- Instructions to follow -
Repeat the material exactly from its first line to the line that includes "const pieText=['$128,525','$32,654','$3,427'];". Skip pictures.

- Provided data -
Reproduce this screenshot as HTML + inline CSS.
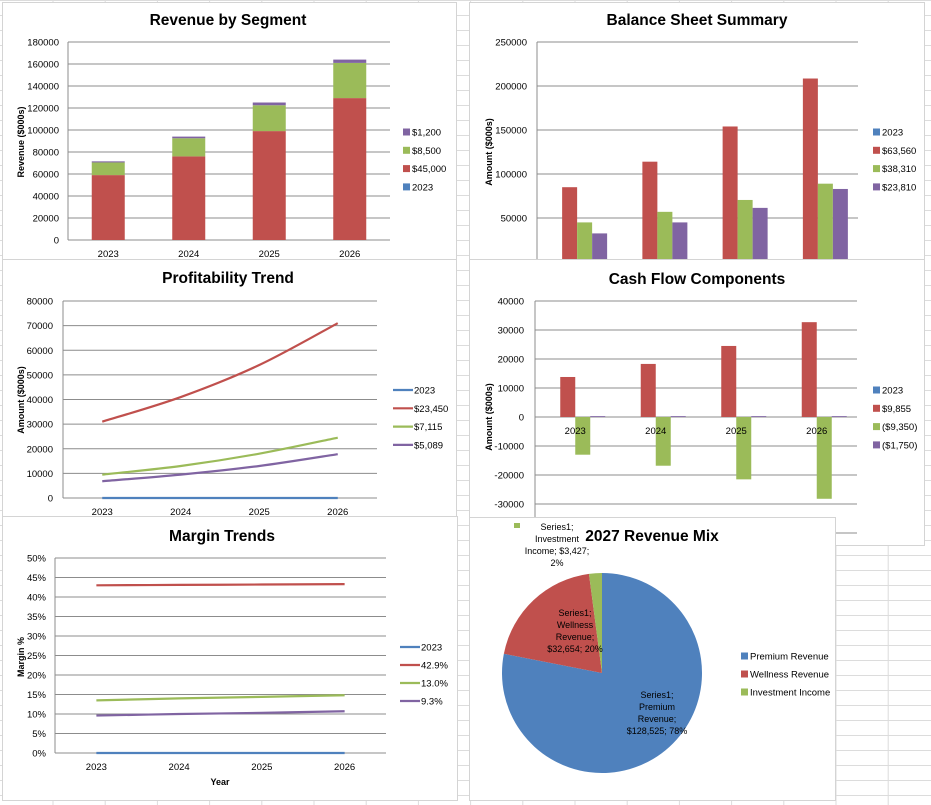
<!DOCTYPE html>
<html><head><meta charset="utf-8"><style>
html,body{margin:0;padding:0;background:#fff;width:931px;height:805px;overflow:hidden}
svg text{font-family:"Liberation Sans",sans-serif}
</style></head><body>
<svg id="dash" width="931" height="805" viewBox="0 0 931 805" xmlns="http://www.w3.org/2000/svg"></svg>
<script>
const years=['2023','2024','2025','2026'];
// Revenue by Segment (stacked)
const revBlue=[0,0,0,0];
const revRed=[59000,76000,99000,129000];
const revGreen=[11500,16500,23500,32000];
const revPurple=[1000,1500,2500,3000];
const revTicks=[0,20000,40000,60000,80000,100000,120000,140000,160000,180000];
const revLegend=['$1,200','$8,500','$45,000','2023'];
// Balance Sheet
const bsBlue=[0,0,0,0];
const bsRed=[85000,114000,154000,208500];
const bsGreen=[45000,57000,70500,89000];
const bsPurple=[32500,45000,61500,83000];
const bsTicks=[50000,100000,150000,200000,250000];
const bsLegend=['2023','$63,560','$38,310','$23,810'];
// Profitability
const pfBlue=[0,0,0,0];
const pfRed=[31000,41000,54000,71000];
const pfGreen=[9500,13000,18000,24500];
const pfPurple=[6800,9500,13000,17800];
const pfTicks=[0,10000,20000,30000,40000,50000,60000,70000,80000];
const pfLegend=['2023','$23,450','$7,115','$5,089'];
// Cash Flow
const cfBlue=[0,0,0,0];
const cfRed=[13800,18300,24500,32700];
const cfGreen=[-13000,-16800,-21500,-28200];
const cfPurple=[300,300,300,300];
const cfTicks=[-30000,-20000,-10000,0,10000,20000,30000,40000];
const cfLegend=['2023','$9,855','($9,350)','($1,750)'];
// Margin
const mgBlue=[0,0,0,0];
const mgRed=[43.0,43.1,43.2,43.3];
const mgGreen=[13.5,14.0,14.4,14.8];
const mgPurple=[9.6,10.0,10.3,10.7];
const mgTicks=[0,5,10,15,20,25,30,35,40,45,50];
const mgLegend=['2023','42.9%','13.0%','9.3%'];
// Pie
const pieLabels=['Premium Revenue','Wellness Revenue','Investment Income'];
const pieValues=[128525,32654,3427];
const pieText=['$128,525','$32,654','$3,427'];

const C={blue:'#4F81BD',red:'#C0504D',green:'#9BBB59',purple:'#8064A2',grid:'#8c8c8c'};
const TS=15.5;
const NS='http://www.w3.org/2000/svg';
const svg=document.getElementById('dash');
function mk(tag,a,p){const e=document.createElementNS(NS,tag);for(const k in a)e.setAttribute(k,a[k]);(p||svg).appendChild(e);return e;}
function txt(s,x,y,size,anchor,weight,p){const t=mk('text',{x:x,y:y,'font-size':size,'text-anchor':anchor||'start','font-weight':weight||'normal',fill:'#000'},p);t.textContent=s;return t;}
function lin(min,max,p0,p1){return v=>p0+(v-min)/(max-min)*(p1-p0);}
function fmtPct(v){return v+'%';}

const bg=mk('g',{});


for(let x=53;x<931;x+=52.2){mk('line',{x1:x,y1:0,x2:x,y2:805,stroke:'#dcdcdc','stroke-width':1},bg);}
for(let y=0;y<805;y+=15){mk('line',{x1:0,y1:y+0.5,x2:931,y2:y+0.5,stroke:'#dcdcdc','stroke-width':1},bg);}

function panel(x,y,w,h,name){
  const g=mk('g',{});
  
  
  mk('rect',{x:x+0.5,y:y+0.5,width:w,height:h,fill:'#fff',stroke:'#d4d4d4'},g);
  return g;
}
function yAxis(g,ticks,ys,left,right,labelRight,fmt){
  ticks.forEach(v=>{
    const y=ys(v);
    const l=mk('line',{x1:left,y1:y,x2:right,y2:y,stroke:C.grid,'stroke-width':1},g);
    
    const t=txt(fmt?fmt(v):String(v),labelRight,y+3.5,9.5,'end','normal',g);
    
  });
}
function legendBox(g,labels,colors,x,y0,step,isLine){
  labels.forEach((s,i)=>{
    const y=y0+i*step;
    let m;
    if(isLine){m=mk('line',{x1:x,y1:y,x2:x+20,y2:y,stroke:colors[i],'stroke-width':2.2},g);}
    else{m=mk('rect',{x:x,y:y-3.5,width:7,height:7,fill:colors[i]},g);}
    
    const t=txt(s,x+(isLine?21:9),y+3.5,9.5,'start','normal',g);
    
  });
}
function yTitle(g,s,x,y){
  const t=txt(s,0,0,9,'middle','bold',g);
  t.setAttribute('transform','translate('+x+','+y+') rotate(-90)');
  
}
function smooth(pts){
  let d='M'+pts[0][0]+','+pts[0][1];
  for(let i=0;i<pts.length-1;i++){
    const p0=pts[i-1]||pts[i],p1=pts[i],p2=pts[i+1],p3=pts[i+2]||p2;
    const c1=[p1[0]+(p2[0]-p0[0])/6,p1[1]+(p2[1]-p0[1])/6];
    const c2=[p2[0]-(p3[0]-p1[0])/6,p2[1]-(p3[1]-p1[1])/6];
    d+=' C'+c1+' '+c2+' '+p2;
  }
  return d;
}

(function(){
  const g=panel(2,2,454,257,'revenue-by-segment-chart');
  const L=68,R=390,T=42,B=240;
  const ys=lin(0,180000,B,T);
  const t=txt('Revenue by Segment',228,25,TS,'middle','bold',g);
  
  yAxis(g,revTicks,ys,L,R,59);
  const ax=mk('line',{x1:L,y1:T,x2:L,y2:B,stroke:C.grid},g);
  
  const cw=(R-L)/years.length;
  const series=[revBlue,revRed,revGreen,revPurple],cols=[C.blue,C.red,C.green,C.purple];
  years.forEach((yr,i)=>{
    const cx=L+cw*(i+0.5);
    let acc=0;
    series.forEach((s,k)=>{
      const y0=ys(acc),y1=ys(acc+s[i]);acc+=s[i];
      if(s[i]<=0)return;
      const r=mk('rect',{x:cx-16.5,y:y1,width:33,height:y0-y1,fill:cols[k]},g);
      
    });
    const xl=txt(yr,cx,257,9.5,'middle','normal',g);
    
  });
  yTitle(g,'Revenue ($000s)',24,142);
  legendBox(g,revLegend,[C.purple,C.green,C.red,C.blue],403,132,18.3,false);
})();

(function(){
  const g=panel(469,2,455,257,'balance-sheet-chart');
  const L=537,R=858,T=42,B=262;
  const ys=lin(0,250000,B,T);
  const t=txt('Balance Sheet Summary',697,25,TS,'middle','bold',g);
  
  yAxis(g,bsTicks,ys,L,R,527);
  const ax=mk('line',{x1:L,y1:T,x2:L,y2:B,stroke:C.grid},g);
  
  const cw=(R-L)/years.length;
  const series=[bsBlue,bsRed,bsGreen,bsPurple],cols=[C.blue,C.red,C.green,C.purple];
  years.forEach((yr,i)=>{
    const cx=L+cw*(i+0.5);
    series.forEach((s,k)=>{
      const y0=ys(0),y1=ys(s[i]);
      const r=mk('rect',{x:cx-30+k*15,y:Math.min(y0,y1),width:15,height:Math.abs(y0-y1),fill:cols[k]},g);
      
    });
  });
  yTitle(g,'Amount ($000s)',492,152);
  legendBox(g,bsLegend,[C.blue,C.red,C.green,C.purple],873,132,18.3,false);
})();

(function(){
  const g=panel(2,259,454,258,'profitability-trend-chart');
  const L=63,R=377,T=301,B=498;
  const ys=lin(0,80000,B,T);
  const t=txt('Profitability Trend',228,283,TS,'middle','bold',g);
  
  yAxis(g,pfTicks,ys,L,R,53);
  const ax=mk('line',{x1:L,y1:T,x2:L,y2:B,stroke:C.grid},g);
  
  const cw=(R-L)/years.length;
  const xs=i=>L+cw*(i+0.5);
  const series=[pfBlue,pfRed,pfGreen,pfPurple],cols=[C.blue,C.red,C.green,C.purple];
  series.forEach((s,k)=>{
    const p=mk('path',{d:smooth(s.map((v,i)=>[xs(i),ys(v)])),fill:'none',stroke:cols[k],'stroke-width':2.2},g);
    
  });
  years.forEach((yr,i)=>{const xl=txt(yr,xs(i),515,9.5,'middle','normal',g);});
  yTitle(g,'Amount ($000s)',24,400);
  legendBox(g,pfLegend,[C.blue,C.red,C.green,C.purple],393,390,18.3,true);
})();

(function(){
  const g=panel(469,259,455,286,'cash-flow-chart');
  const L=535,R=857,T=301,B=533;
  const ys=lin(-40000,40000,B,T);
  const t=txt('Cash Flow Components',697,284,TS,'middle','bold',g);
  
  yAxis(g,cfTicks,ys,L,R,524);
  const gl=mk('line',{x1:L,y1:B,x2:R,y2:B,stroke:C.grid},g);
  
  const ax=mk('line',{x1:L,y1:T,x2:L,y2:B,stroke:C.grid},g);
  
  const cw=(R-L)/years.length;
  const series=[cfBlue,cfRed,cfGreen,cfPurple],cols=[C.blue,C.red,C.green,C.purple];
  years.forEach((yr,i)=>{
    const cx=L+cw*(i+0.5);
    series.forEach((s,k)=>{
      const y0=ys(0),y1=ys(s[i]);
      const r=mk('rect',{x:cx-30+k*15,y:Math.min(y0,y1),width:15,height:Math.abs(y0-y1),fill:cols[k]},g);
      
    });
    const xl=txt(yr,cx,434,9.5,'middle','normal',g);
    
  });
  yTitle(g,'Amount ($000s)',492,417);
  legendBox(g,cfLegend,[C.blue,C.red,C.green,C.purple],873,390,18.3,false);
})();

(function(){
  const g=panel(2,516,455,284,'margin-trends-chart');
  const L=55,R=386,T=558,B=753;
  const ys=lin(0,50,B,T);
  const t=txt('Margin Trends',222,541,TS,'middle','bold',g);
  
  yAxis(g,mgTicks,ys,L,R,46,fmtPct);
  const ax=mk('line',{x1:L,y1:T,x2:L,y2:B,stroke:C.grid},g);
  
  const cw=(R-L)/years.length;
  const xs=i=>L+cw*(i+0.5);
  const series=[mgBlue,mgRed,mgGreen,mgPurple],cols=[C.blue,C.red,C.green,C.purple];
  series.forEach((s,k)=>{
    const p=mk('path',{d:smooth(s.map((v,i)=>[xs(i),ys(v)])),fill:'none',stroke:cols[k],'stroke-width':2.2},g);
    
  });
  years.forEach((yr,i)=>{const xl=txt(yr,xs(i),770,9.5,'middle','normal',g);});
  const xt=txt('Year',220,785,9,'middle','bold',g);
  
  yTitle(g,'Margin %',24,657);
  legendBox(g,mgLegend,[C.blue,C.red,C.green,C.purple],400,647,18,true);
})();

(function(){
  const g=panel(469,517,366,283,'revenue-mix-pie-chart');
  const cx=602,cy=673,r=100;
  const total=pieValues.reduce((a,b)=>a+b,0);
  const cols=[C.blue,C.red,C.green];
  let a=-Math.PI/2;
  pieValues.forEach((v,i)=>{
    const a2=a+v/total*2*Math.PI;
    const large=(a2-a)>Math.PI?1:0;
    const d='M'+cx+','+cy+' L'+(cx+r*Math.cos(a))+','+(cy+r*Math.sin(a))+' A'+r+','+r+' 0 '+large+' 1 '+(cx+r*Math.cos(a2))+','+(cy+r*Math.sin(a2))+' Z';
    const p=mk('path',{d:d,fill:cols[i]},g);
    
    a=a2;
  });
  const t=txt('2027 Revenue Mix',652,541,TS,'middle','bold',g);
  
  const pct=pieValues.map(v=>Math.round(v/total*100)+'%');
  function lbl(lines,x,y){
    const tt=mk('text',{x:x,y:y,'font-size':9,'text-anchor':'middle',fill:'#000'},g);
    
    lines.forEach((s,j)=>{const ts=mk('tspan',{x:x,dy:j?12:0},tt);ts.textContent=s;});
  }
  lbl(['Series1;','Premium','Revenue;',pieText[0]+'; '+pct[0]],657,698);
  lbl(['Series1;','Wellness','Revenue;',pieText[1]+'; '+pct[1]],575,616);
  lbl(['Series1;','Investment','Income; '+pieText[2]+';',pct[2]],557,530);
  const sq=mk('rect',{x:514,y:523,width:6,height:5,fill:C.green},g);
  
  legendBox(g,pieLabels,cols,741,656,18,false);
})();
</script>
</body></html>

- Solved exercise -
Reproduce this screenshot as HTML + inline CSS.
<!DOCTYPE html>
<html><head><meta charset="utf-8"><style>
html,body{margin:0;padding:0;background:#fff;width:931px;height:805px;overflow:hidden}
svg text{font-family:"Liberation Sans",sans-serif}
</style></head><body>
<svg id="dash" width="931" height="805" viewBox="0 0 931 805" xmlns="http://www.w3.org/2000/svg"></svg>
<script>
const years=['2023','2024','2025','2026'];
// Revenue by Segment (stacked)
const revBlue=[0,0,0,0];
const revRed=[59000,76000,99000,129000];
const revGreen=[11500,16500,23500,32000];
const revPurple=[1000,1500,2500,3000];
const revTicks=[0,20000,40000,60000,80000,100000,120000,140000,160000,180000];
const revLegend=['$1,200','$8,500','$45,000','2023'];
// Balance Sheet
const bsBlue=[0,0,0,0];
const bsRed=[85000,114000,154000,208500];
const bsGreen=[45000,57000,70500,89000];
const bsPurple=[32500,45000,61500,83000];
const bsTicks=[50000,100000,150000,200000,250000];
const bsLegend=['2023','$63,560','$38,310','$23,810'];
// Profitability
const pfBlue=[0,0,0,0];
const pfRed=[31000,41000,54000,71000];
const pfGreen=[9500,13000,18000,24500];
const pfPurple=[6800,9500,13000,17800];
const pfTicks=[0,10000,20000,30000,40000,50000,60000,70000,80000];
const pfLegend=['2023','$23,450','$7,115','$5,089'];
// Cash Flow
const cfBlue=[0,0,0,0];
const cfRed=[13800,18300,24500,32700];
const cfGreen=[-13000,-16800,-21500,-28200];
const cfPurple=[300,300,300,300];
const cfTicks=[-30000,-20000,-10000,0,10000,20000,30000,40000];
const cfLegend=['2023','$9,855','($9,350)','($1,750)'];
// Margin
const mgBlue=[0,0,0,0];
const mgRed=[43.0,43.1,43.2,43.3];
const mgGreen=[13.5,14.0,14.4,14.8];
const mgPurple=[9.6,10.0,10.3,10.7];
const mgTicks=[0,5,10,15,20,25,30,35,40,45,50];
const mgLegend=['2023','42.9%','13.0%','9.3%'];
// Pie
const pieLabels=['Premium Revenue','Wellness Revenue','Investment Income'];
const pieValues=[128525,32654,3427];
const pieText=['$128,525','$32,654','$3,427'];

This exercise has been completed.